Enlisting the help of landowners in three parishes near the Mississippi CWD site, LDWF teams set about testing nearly 300 deer for this dreaded disease.

They found nothing — thank goodness — yet vigilance is the byword here, and LaCour and the biologists are a most determined lot in keeping CWD from our state.

The ‘act’

Offshore fishermen, the “private” kind, enjoyed a second Extended Fishing Permit for taking red snapper, and they took to state and federal waters with the largest allotment of red snapper since the Gulf of Mexico Fishery Management Council put the clamps on red snapper catches a generation ago.

Now that the Modern Fish Act will allow state fishery commissions in 2020 to regulate the take of red snapper for private recreation anglers, let’s hope state marine fisheries managers learned from the past two EFP seasons.

In 2018, when LA Creel, the LDWF’s heralded fishery data collection system, got our state within 5,000 pounds of a near 750,000-pound quota, it seemed we stumbled around in the final two months of the season trying to get that close to a near 816,000-pound quota this year. It wasn’t until Nov. 28 when the LDWF opened everyday red snapper catches after months of Friday-through-Sunday openings. It should have come earlier, if only to allow for the rough weather fall brings to our state’s offshore waters.

Knowing the nearer-to-shore movement of red snapper in the winter months, maybe in 2020, there could be a weekend-only red snapper season in February or March. True, those months bring their versions of foul weather, but there are those periods in those two months when calm seas and cooler conditions might prompt fisheries managers to allow trips.

Trout talk

Speckled trout became a hot topic in the middle of the year when state fisheries biologists used data to show what appeared to be a population decline.
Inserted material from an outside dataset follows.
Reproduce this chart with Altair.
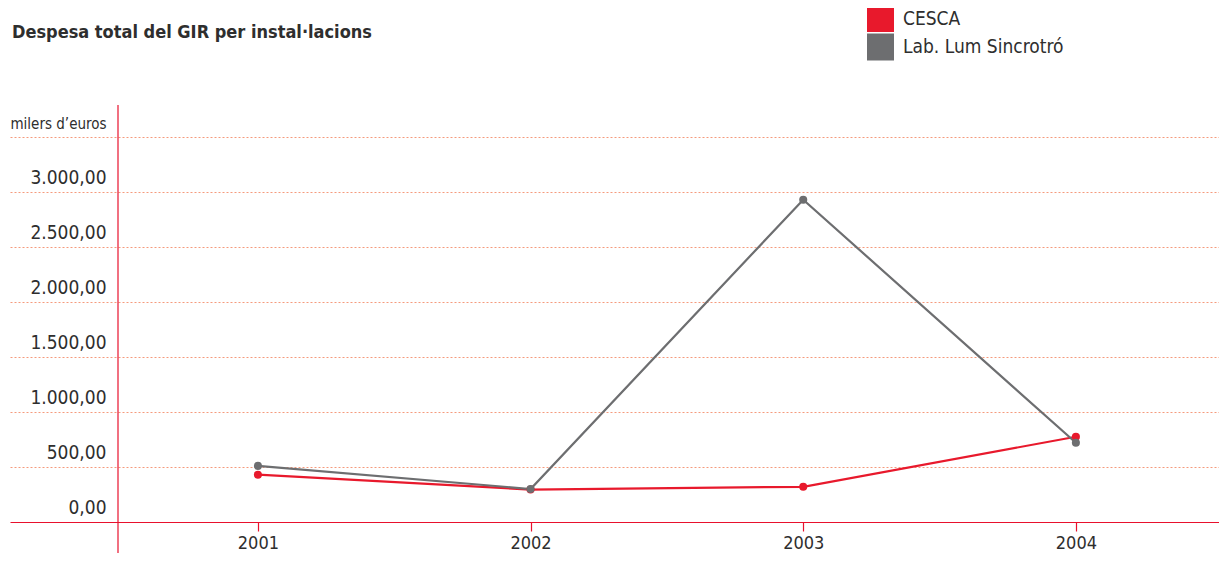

It might be too early to make a definitive statement on the overall health of our state's mostly highly sought-after saltwater fish, but it started a discussion, and that can open doors to a far-ranging discussion about the interplay between a fish population and the growing number of fishermen chasing them.

A new term

After the stormy beginning Gov. John Edwards brought to the Department of Wildlife and Fisheries in his first term, Louisianans can only hope and pray we don’t see a repeat of the same in Edwards’ second term.

It’s likely Jack Montoucet will remain LDWF secretary, and this former state representative has new ideas about the growing number of wild alligators in our state that could add another nuisance to our Sportsman’s Paradise nickname.

On the horizon

It’s a near sure bet there will be a bill introduced in the next legislative session to raise hunting and fishing license fees. Backers gave it a shot in 2018, but the bill gained little traction if only because there was no corresponding increase in commercial licenses. Maybe the folks who pushed in 2018 learned from that attempt.

Get the kids out

By now, most folks know BREC teamed with the LDWF to stock rainbow trout in Forest, Perkins Road, Zachary, Central, Howell and Burbank community/sports parks in East Baton Rouge Parish.
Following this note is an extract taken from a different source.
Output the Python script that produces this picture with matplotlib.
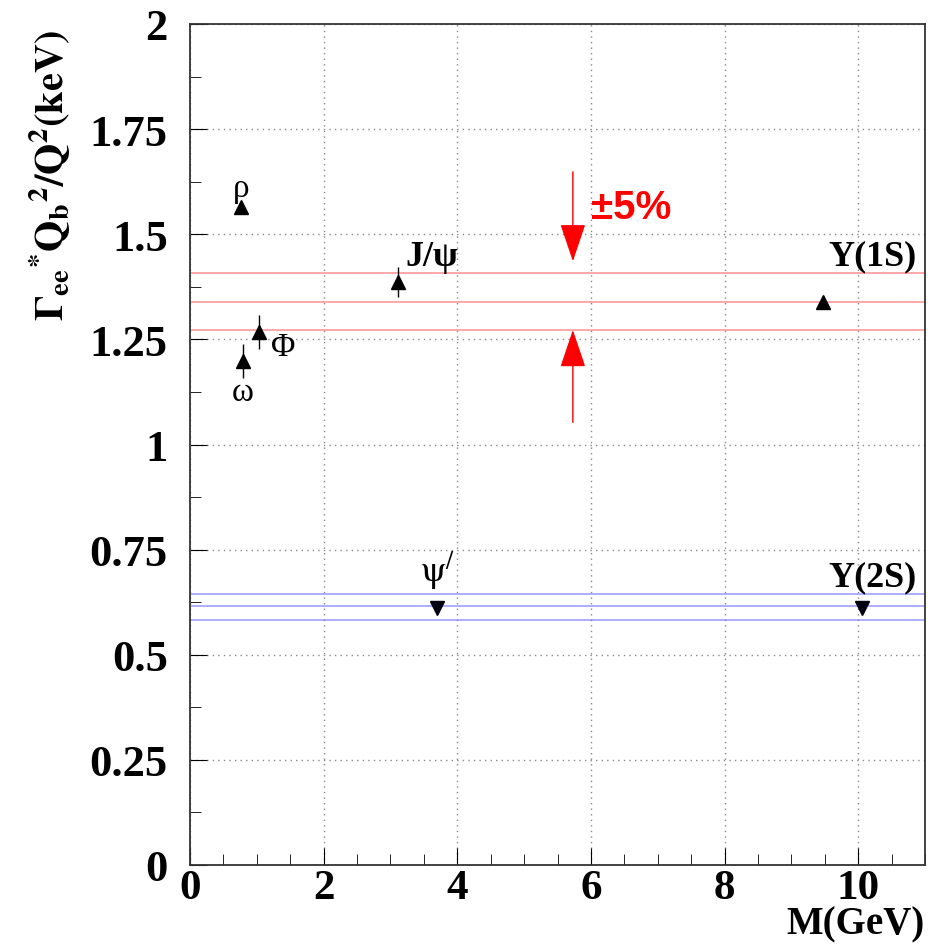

Ponds at the Lamar Dixon Expo Center in Gonzales got rainbows, too.

Now comes word from the LDWF about 1-2 pound rainbow trout stocked in community parks’ ponds across the state.
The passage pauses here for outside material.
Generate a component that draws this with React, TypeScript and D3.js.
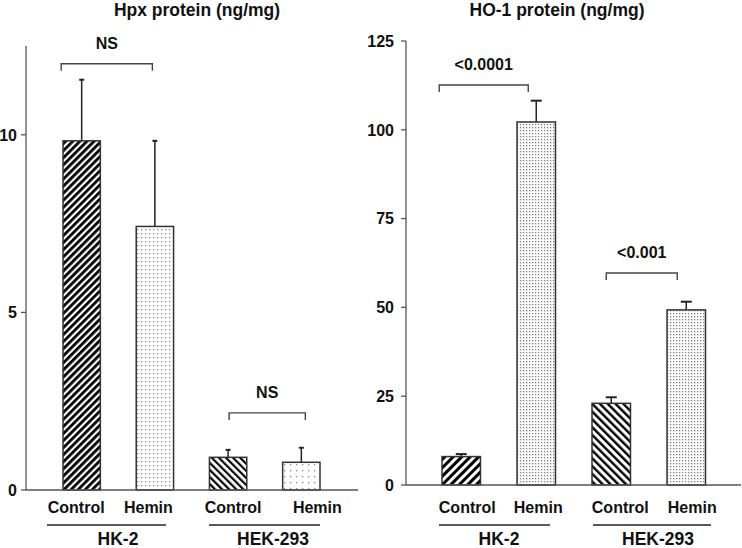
import React from "react";
import * as d3 from "d3";

// ---------- data ----------
const categories = ["Control", "Hemin", "Control", "Hemin"];
const groups = ["HK-2", "HEK-293"];

const hpxValues = [9.83, 7.42, 0.92, 0.78];
const hpxErrors = [1.72, 2.41, 0.21, 0.41];
const hpxTicks = [0, 5, 10];

const ho1Values = [8.0, 102.2, 23.0, 49.3];
const ho1Errors = [0.7, 6.0, 1.7, 2.3];
const ho1Ticks = [0, 25, 50, 75, 100, 125];

const hpxBrackets = [
  { a: 0, b: 1, value: 12.0, label: "NS" },
  { a: 2, b: 3, value: 2.17, label: "NS" },
];
const ho1Brackets = [
  { a: 0, b: 1, value: 112.6, label: "<0.0001" },
  { a: 2, b: 3, value: 59.7, label: "<0.001" },
];

const FONT = "'Liberation Sans', Arial, sans-serif";

const patternIds = ["stripeThick", "dotDense", "stripeThin", "dotSparse"];
const patternIdsRight = ["stripeThickR", "dotDarkR", "stripeThinR", "dotDarkR"];

type PanelProps = {
  title: string;
  titleX: number;
  values: number[];
  errors: number[];
  ticks: number[];
  yMax: number;
  axisX: number;
  axisEnd: number;
  yTop: number;
  yBottom: number;
  bandStart: number;
  bandEnd: number;
  padInner: number;
  capW: number;
  fills: string[];
  labelDx: number[];
  brackets: { a: number; b: number; value: number; label: string }[];
  bracketDx: number[][];
  groupLines: number[][];
  groupLabelX: number[];
  labelGap: number;
};

function Panel(p: PanelProps) {
  const y = d3.scaleLinear().domain([0, p.yMax]).range([p.yBottom, p.yTop]);
  const x = d3
    .scaleBand<number>()
    .domain(d3.range(p.values.length))
    .range([p.bandStart, p.bandEnd])
    .paddingInner(p.padInner)
    .paddingOuter(0);
  const bw = x.bandwidth();
  const cx = (i: number) => (x(i) as number) + bw / 2;

  return (
    <g>
      <text
        x={p.titleX}
        y={16}
        textAnchor="middle"
        fontFamily={FONT}
        fontWeight="bold"
        fontSize={17.5}
        fill="#111"
      >
        {p.title}
      </text>
      {/* y axis */}
      <line x1={p.axisX} x2={p.axisX} y1={y(p.yMax)} y2={y(0)} stroke="#555" strokeWidth={1.3} />
      {p.ticks.map((t) => (
        <g key={t}>
          <line x1={p.axisX - 5} x2={p.axisX} y1={y(t)} y2={y(t)} stroke="#555" strokeWidth={1.3} />
          <text
            x={p.axisX - p.labelGap}
            y={y(t)}
            dy="0.36em"
            textAnchor="end"
            fontFamily={FONT}
            fontWeight="bold"
            fontSize={16}
            fill="#111"
          >
            {t}
          </text>
        </g>
      ))}
      {/* bars */}
      {p.values.map((v, i) => (
        <g key={i}>
          <line
            x1={cx(i)}
            x2={cx(i)}
            y1={y(v)}
            y2={y(v + p.errors[i])}
            stroke="#222"
            strokeWidth={1.5}
          />
          <line
            x1={cx(i) - p.capW / 2}
            x2={cx(i) + p.capW / 2}
            y1={y(v + p.errors[i])}
            y2={y(v + p.errors[i])}
            stroke="#222"
            strokeWidth={2}
          />
          <rect
            x={x(i)}
            y={y(v)}
            width={bw}
            height={y(0) - y(v)}
            fill={`url(#${p.fills[i]})`}
            stroke="#333"
            strokeWidth={1.5}
          />
        </g>
      ))}
      {/* x axis */}
      <line x1={p.axisX} x2={p.axisEnd} y1={y(0)} y2={y(0)} stroke="#555" strokeWidth={1.3} />
      {/* brackets */}
      {p.brackets.map((b, k) => {
        const x1 = cx(b.a) + p.bracketDx[k][0];
        const x2 = cx(b.b) + p.bracketDx[k][1];
        const yy = y(b.value);
        return (
          <g key={k}>
            <path
              d={`M${x1},${yy + 7}V${yy}H${x2}V${yy + 7}`}
              fill="none"
              stroke="#444"
              strokeWidth={1.4}
            />
            <text
              x={(x1 + x2) / 2}
              y={yy - 15}
              textAnchor="middle"
              fontFamily={FONT}
              fontWeight="bold"
              fontSize={16}
              fill="#111"
            >
              {b.label}
            </text>
          </g>
        );
      })}
      {/* category labels */}
      {categories.map((c, i) => (
        <text
          key={i}
          x={cx(i) + p.labelDx[i]}
          y={513}
          textAnchor="middle"
          fontFamily={FONT}
          fontWeight="bold"
          fontSize={16}
          fill="#111"
        >
          {c}
        </text>
      ))}
      {groups.map((g, k) => (
        <g key={g}>
          <line
            x1={p.groupLines[k][0]}
            x2={p.groupLines[k][1]}
            y1={525}
            y2={525}
            stroke="#222"
            strokeWidth={1.3}
          />
          <text
            x={p.groupLabelX[k]}
            y={545}
            textAnchor="middle"
            fontFamily={FONT}
            fontWeight="bold"
            fontSize={17.5}
            fill="#111"
          >
            {g}
          </text>
        </g>
      ))}
    </g>
  );
}

export default function App() {
  return (
    <svg
      width={742}
      height={548}
      style={{ position: "absolute", left: 0, top: 0, background: "#fff" }}
    >
      <defs>
        <pattern id="stripeThick" width={5} height={5} patternUnits="userSpaceOnUse" patternTransform="rotate(45)">
          <rect width={5} height={5} fill="#fff" />
          <rect width={2.8} height={5} fill="#000" />
        </pattern>
        <pattern id="stripeThickR" width={6} height={6} patternUnits="userSpaceOnUse" patternTransform="rotate(45)">
          <rect width={6} height={6} fill="#fff" />
          <rect width={3} height={6} fill="#000" />
        </pattern>
        <pattern id="stripeThin" width={5} height={5} patternUnits="userSpaceOnUse" patternTransform="rotate(-45)">
          <rect width={5} height={5} fill="#fff" />
          <rect width={2.2} height={5} fill="#000" />
        </pattern>
        <pattern id="stripeThinR" width={5.5} height={5.5} patternUnits="userSpaceOnUse" patternTransform="rotate(-45)">
          <rect width={5.5} height={5.5} fill="#fff" />
          <rect width={2.4} height={5.5} fill="#000" />
        </pattern>
        <pattern id="dotDense" width={4} height={4} patternUnits="userSpaceOnUse">
          <rect width={4} height={4} fill="#fff" />
          <rect x={1} y={1} width={1.3} height={1.3} fill="#888" />
        </pattern>
        <pattern id="dotSparse" width={6} height={6} patternUnits="userSpaceOnUse">
          <rect width={6} height={6} fill="#fff" />
          <rect x={2} y={2} width={1.3} height={1.3} fill="#888" />
        </pattern>
        <pattern id="dotDarkR" width={3} height={3} patternUnits="userSpaceOnUse">
          <rect width={3} height={3} fill="#fff" />
          <rect x={1} y={1} width={1.2} height={1.2} fill="#777" />
          <rect x={2.5} y={2.5} width={0.5} height={0.5} fill="#bbb" />
        </pattern>
      </defs>
      <Panel
        title="Hpx protein (ng/mg)"
        titleX={197}
        values={hpxValues}
        errors={hpxErrors}
        ticks={hpxTicks}
        yMax={12.5}
        axisX={26}
        axisEnd={358}
        yTop={46}
        yBottom={490}
        bandStart={63}
        bandEnd={320}
        padInner={0.49}
        capW={5}
        fills={patternIds}
        labelDx={[-5.5, -6.5, 5, 16]}
        brackets={hpxBrackets}
        bracketDx={[
          [-20.5, -2.5],
          [1, 4],
        ]}
        groupLines={[
          [47, 166],
          [209, 320],
        ]}
        groupLabelX={[118, 273]}
        labelGap={9}
      />
      <Panel
        title="HO-1 protein (ng/mg)"
        titleX={557}
        values={ho1Values}
        errors={ho1Errors}
        ticks={ho1Ticks}
        yMax={125}
        axisX={406}
        axisEnd={741}
        yTop={41}
        yBottom={485}
        bandStart={442}
        bandEnd={705.5}
        padInner={0.487}
        capW={11}
        fills={patternIdsRight}
        labelDx={[6, 2, 9, 6]}
        brackets={ho1Brackets}
        bracketDx={[
          [-22, -8],
          [-5, -9],
        ]}
        groupLines={[
          [439, 550],
          [593, 711],
        ]}
        groupLabelX={[499, 658]}
        labelGap={12}
      />
    </svg>
  );
}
Ponds in Acadiana, Northshore and New Orleans areas include Girard Park in Lafayette, Southside Regional Park in Youngsville, I-10 Park in Jennings, Siidney Hutchinson Park in Walker, Zemurray Park near Hammond and Joe Brown Park in New Orleans.

Six other parks in central and north Louisiana were stocked, too, as part of the LDWF’s Get Out and Fish! Program with funding coming from the Louisiana Wildlife and Fisheries Foundation and the Sport Fish Restoration Fund.

There are daily limits, and if you're 16 or older you need a state basic fishing license.